Apart from this political/aviational casus, which clearly illustrates the reality of the so-called independence of the Abkhazian Republic, Lavrov’s visit was accompanied by others, too. When he and other members of the delegation visited the famous Brekhalovka on the Sokhumi coast and sat down to drink coffee, Lavrov invited a female journalist to take the free chair and join him. She refused, to which the Minister jokingly remarked, “Do you refuse to drink coffee? Is it forbidden for women?” By doing so, he once again reminded the hosts of their “wild” Caucasian origins.
At a first glance, Lavrov’s two day visit to occupied Sokhumi was nothing special, but if we examine it more closely, we will see that it was more than accidental that Lavrov’s governmental plane landed directly at the non-functioning airport of the occupied territory rather than at Sochi International, which is just half an hour’s drive from Sokhumi.
Lavrov is the first person to have landed in a passenger plane at Babushera Airport in 15 years. In September last year, he came in via Sokhumi. “This is the first time I’ve landed in Sokhumi since my adolescence, I just don’t remember former landings because I was so young,” he said at the time, emphasizing the quality of the airport and smiling for the journalists. “After today’s landing, as a passenger, I can state that in my opinion this airport is ready to receive any type of aircraft. I hope that the number of those will only increase.” This statement was instantly mocked in aviation circles, and though no official statements were made, Russian aviators ridiculed his incompetency widely on internet forums: “Lavrov is happy that his plane did not crash”, “Lavrov had to survive an air crash in order to smile”, “Gloomy Sokhumi and smiling Lavrov,” - these were some of the headlines of articles appearing on various blogs and forums.

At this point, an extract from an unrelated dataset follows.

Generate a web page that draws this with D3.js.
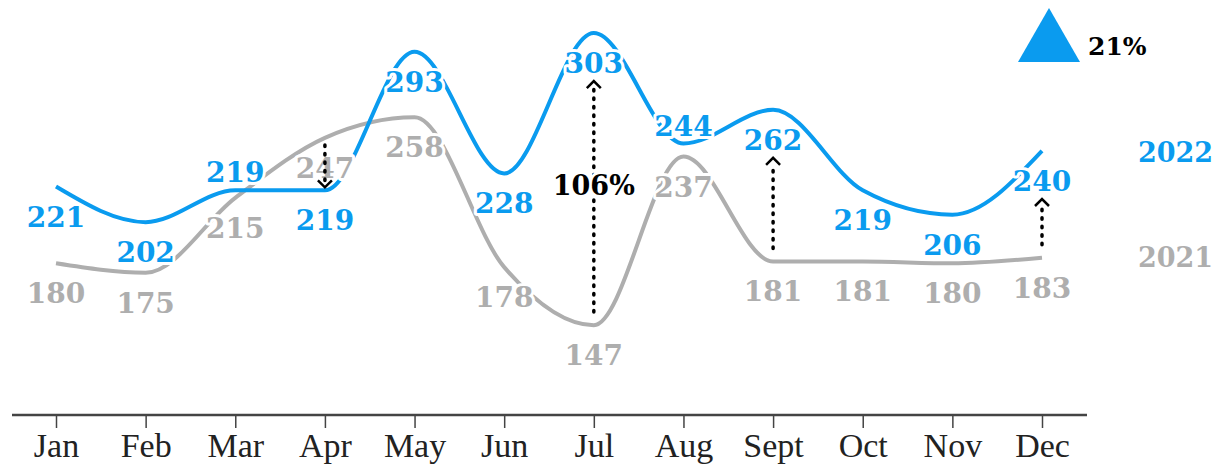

The minister took a risk when he made the decision to land at Babushera Airport because the runway is nowhere near any standards. However, Lavrov claims it can take any passenger or military-transportation liner. The Kremlin has been working hard to grant international status to this airport in occupied Sokhumi, though in vain: the International Civil Aviation Organization (ICAO) still believes that Abkhazia's airspace is part of Georgia.
Parallel to the opening of the Embassy, issues about transport were the main priority of Lavrov’s visit. Apart from Babusheri Airport, the matter of opening the railway connecting Abkhazia with Tbilisi was one of the themes discussed with the de-facto President. Notably, the official initiator of the project is Yerevan and de-facto Sokhumi’s management is against it. “We are interested in supporting our cause, which is directed towards providing equal rights to Abkhazia’s citizens, so that everyone feels themselves peaceful and in national agreement,” the Russian Foreign Affairs Minister stated. With this, he once again implied to the de-facto leaders that unlike their official position, Yerevan’s initiative has many local Armenian supporters. All this should also be notable for the Georgian Dream in Tbilisi.
Russia does not think there is anything wrong in resuming transit shipments to Armenia across Abkhazia. At the press conference in Sokhumi, Lavrov said that there is legal basis for the activation of this transit route, based on the 2011 agreement signed between Russia and the World Trade Organization. “We know that our Armenian colleagues are interested in renewing the transit route. The President of Abkhazia also said that he is not against it,” said Lavrov. “If the Georgian side is ready to solve this issue, I’m convinced that the process will begin and bring benefits to Abkhazia,” said Raul Khajimba, the so-called President of Abkhazia.